Government ministry of Liberia

The Ministry of Finance and Development Planning (MFDP) is a ministry of the Government of Liberia responsible for public finance, economic management and national development planning. Its responsibilities include formulating fiscal and economic policy, preparing and administering the national budget, managing government debt and public investment, and coordinating national development programs.

The ministry is headed by the minister of finance and development planning, who is appointed by the President of Liberia with the consent of the Senate of Liberia. The minister is required to submit an annual report on the ministry's activities and operations to the president and the Legislature of Liberia.

==History==
Liberia's central government finance administration dates back to the establishment of the republic. Government finances were initially administered by a Secretary of the Treasury, with John N. Lewis recorded as holding the office in 1848. The office was replaced by the position of Minister of Finance in 1972.

In 2006, the Liberian government began a public-sector reform program intended to reduce duplication among government ministries, agencies and commissions and allow them to concentrate on their principal functions. As part of the program, the government proposed consolidating public finance, economic management and development-planning functions within a new Ministry of Finance and Development Planning and transferring revenue collection and administration to a separate Liberia Revenue Authority.

A presidential steering committee was established in early 2011 to oversee the reform process. The committee was supported by the African Center for Economic Transformation, the Governance Commission, the Law Reform Commission and representatives of the Ministry of Finance and Ministry of Planning and Economic Affairs. Consultations were subsequently held with public- and private-sector stakeholders concerning the proposed legislation establishing the new ministry and the Liberia Revenue Authority.
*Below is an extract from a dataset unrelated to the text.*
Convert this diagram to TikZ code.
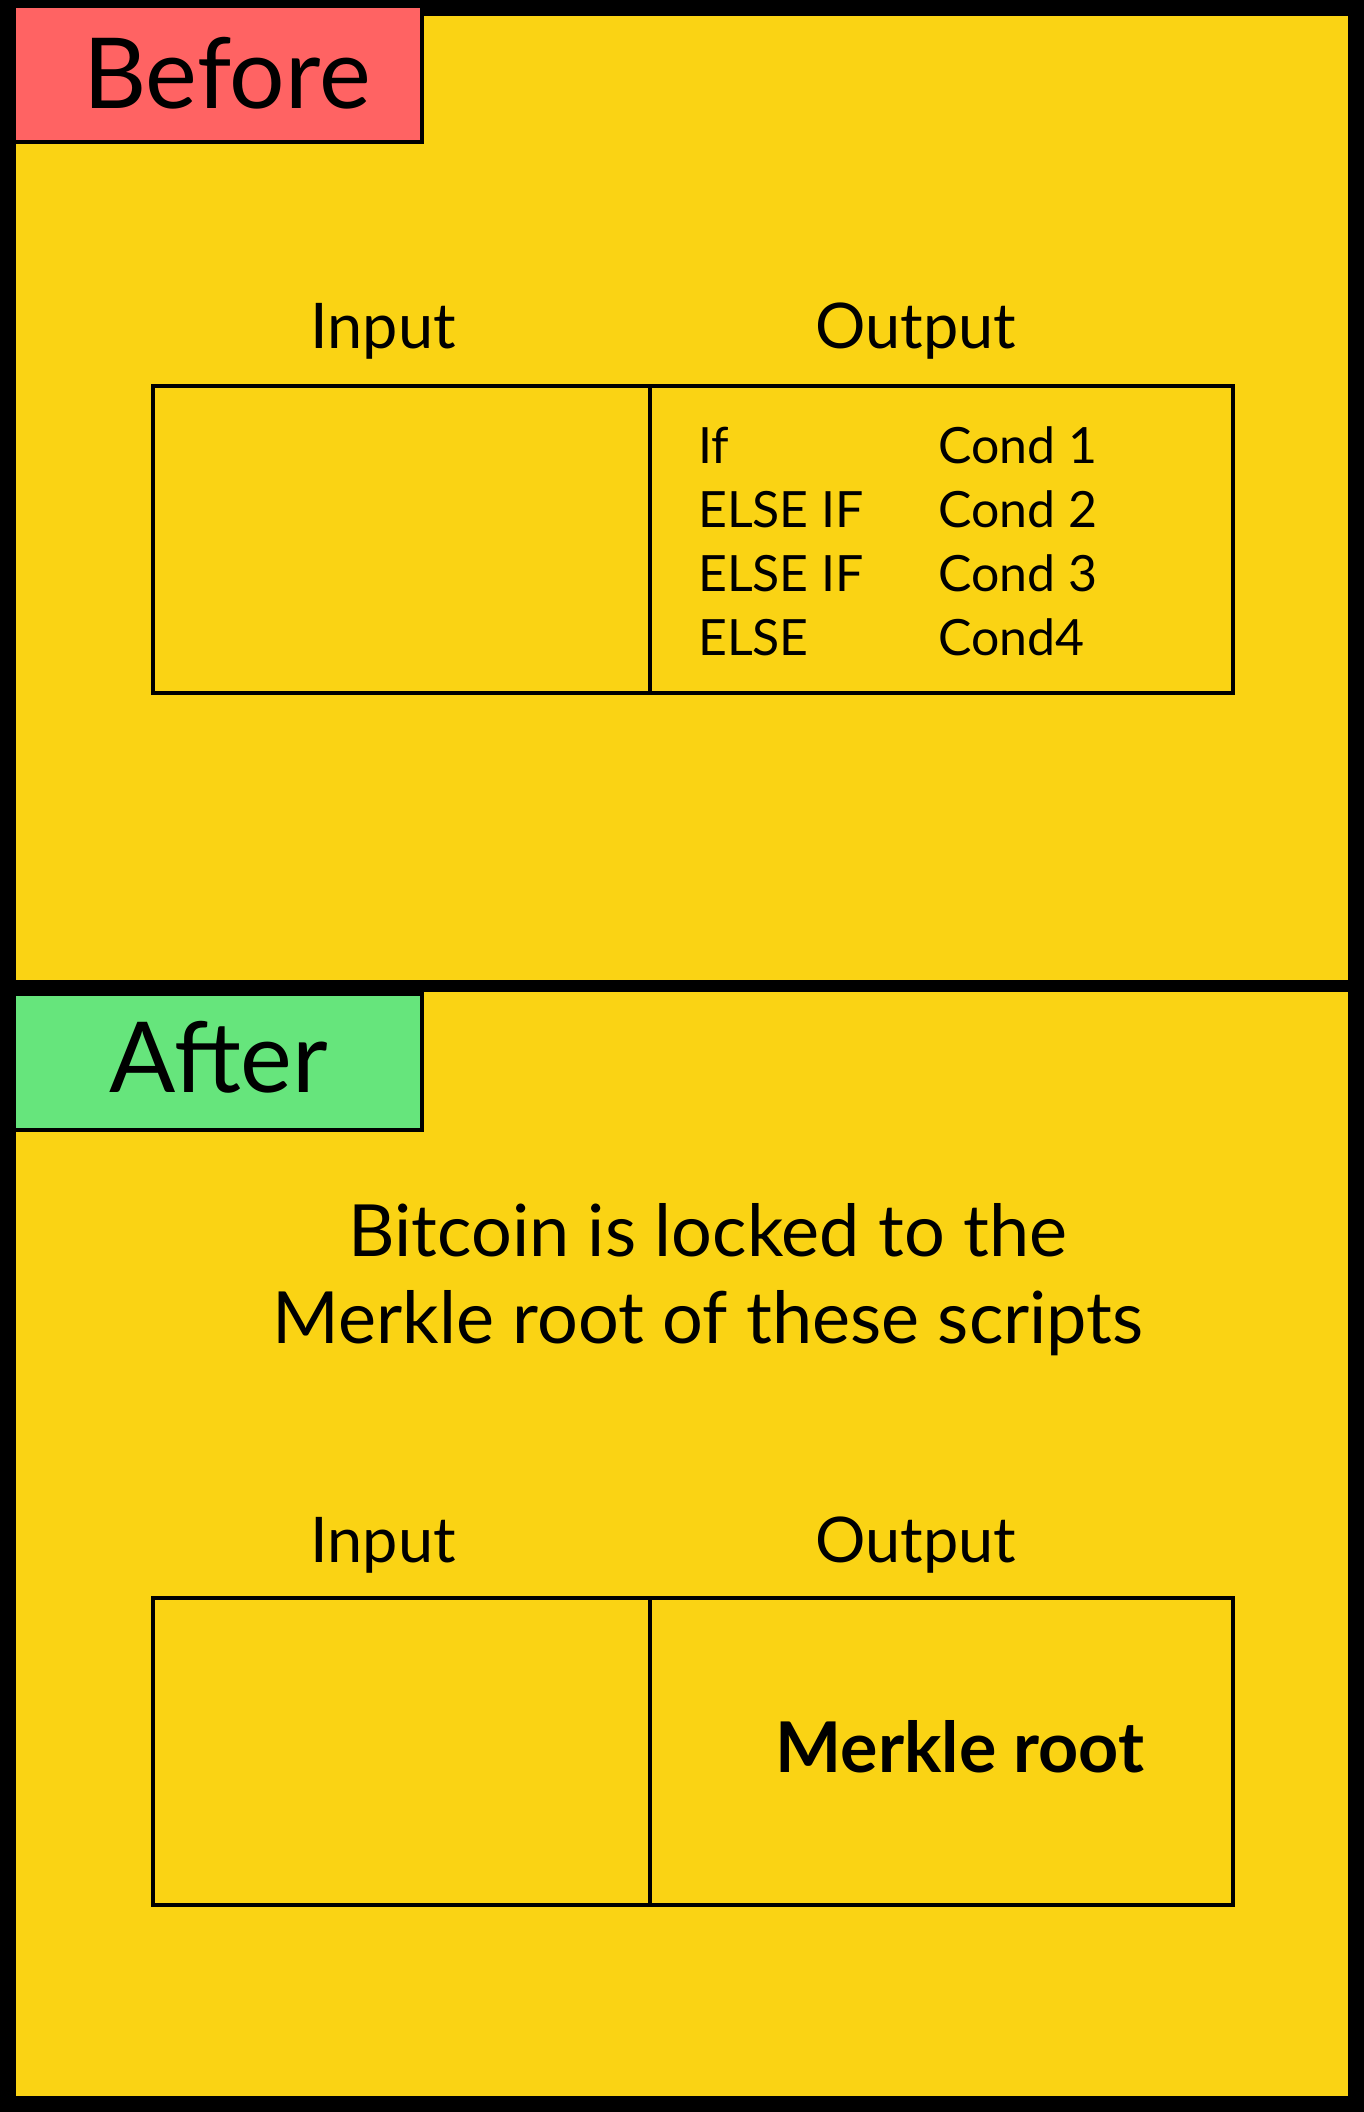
\documentclass[tikz,border=0pt]{standalone}
\usepackage{fontspec}
\setmainfont{Lato}
\usepackage{tikz}
\usetikzlibrary{positioning}
\usepackage{xcolor}
\definecolor{panelyellow}{HTML}{FAD314}
\definecolor{beforered}{HTML}{FF6363}
\definecolor{aftergreen}{HTML}{66E57C}

\tikzset{
  tagbox/.style={draw=black, line width=4pt},
  cellline/.style={draw=black, line width=3.5pt},
  headlabel/.style={font=\fontsize{63}{70}\selectfont, anchor=base, inner sep=0pt},
  codetext/.style={font=\fontsize{50}{56}\selectfont, anchor=base west, inner sep=0pt}
}

\begin{document}
\begin{tikzpicture}[x=1pt, y=-1pt]
  \useasboundingbox (0,0) rectangle (1364,2112);
  \fill[black] (0,0) rectangle (1364,2112);
  \fill[panelyellow] (16,16) rectangle (1348,980);
  \fill[panelyellow] (16,992) rectangle (1348,2096);

  % before panel
  \draw[tagbox, fill=beforered] (14,6) rectangle (422,142);
  \node[font=\fontsize{98}{110}\selectfont, anchor=base, inner sep=0pt] (before) at (227,108) {Before};
  \node[headlabel] (in1) at (383,348) {Input};
  \node[headlabel] (out1) at (916,348) {Output};
  \draw[cellline] (153,386) rectangle (1233,693);
  \draw[cellline] (650,386) -- (650,693);
  \foreach \kw/\cond [count=\i] in {If/Cond 1, ELSE IF/Cond 2, ELSE IF/Cond 3, ELSE/Cond4} {
    \node[codetext] (kw\i) at (698, 399+64*\i) {\kw};
    \node[codetext] (cond\i) at (938, 399+64*\i) {\cond};
  }

  % after panel
  \draw[tagbox, fill=aftergreen] (14,994) rectangle (422,1130);
  \node[font=\fontsize{98}{110}\selectfont, anchor=base, inner sep=0pt] (after) at (219,1092) {After};
  \node[font=\fontsize{72}{87}\selectfont, align=center, anchor=base, inner sep=0pt] (lock) at (708,1343)
    {Bitcoin is locked to the\\Merkle root of these scripts};
  \node[headlabel] (in2) at (383,1562) {Input};
  \node[headlabel] (out2) at (916,1562) {Output};
  \draw[cellline] (153,1598) rectangle (1233,1905);
  \draw[cellline] (650,1598) -- (650,1905);
  \node[font=\bfseries\fontsize{70}{80}\selectfont, inner sep=0pt] (root) at (960,1747) {Merkle root};
\end{tikzpicture}
\end{document}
In September 2013, the Legislature of Liberia enacted legislation establishing the Ministry of Finance and Development Planning. The MFDP was created as a new ministry rather than as a formal merger of the Ministry of Finance and Ministry of Planning and Economic Affairs. The two predecessor ministries were dissolved, and their principal functions were transferred to the MFDP.

The personnel, assets and remaining budgets of the former ministries were transferred to the new institution. The reform also devolved certain transactional and sector-management responsibilities to other government ministries, while the MFDP retained financial oversight and responsibility for policy formulation, economic planning and financial analysis.

Revenue collection and administration functions previously performed by the Ministry of Finance were transferred to the Liberia Revenue Authority. The MFDP retained responsibility for fiscal and revenue policy through its fiscal-affairs functions.

==Mandate and functions==
The Ministry of Finance and Development Planning is responsible for formulating, institutionalizing and administering Liberia's economic, development, fiscal and tax policies in order to promote sound and efficient management of the government's financial resources. The ministry is also empowered to administer the provisions of its establishing act and perform other functions provided by law.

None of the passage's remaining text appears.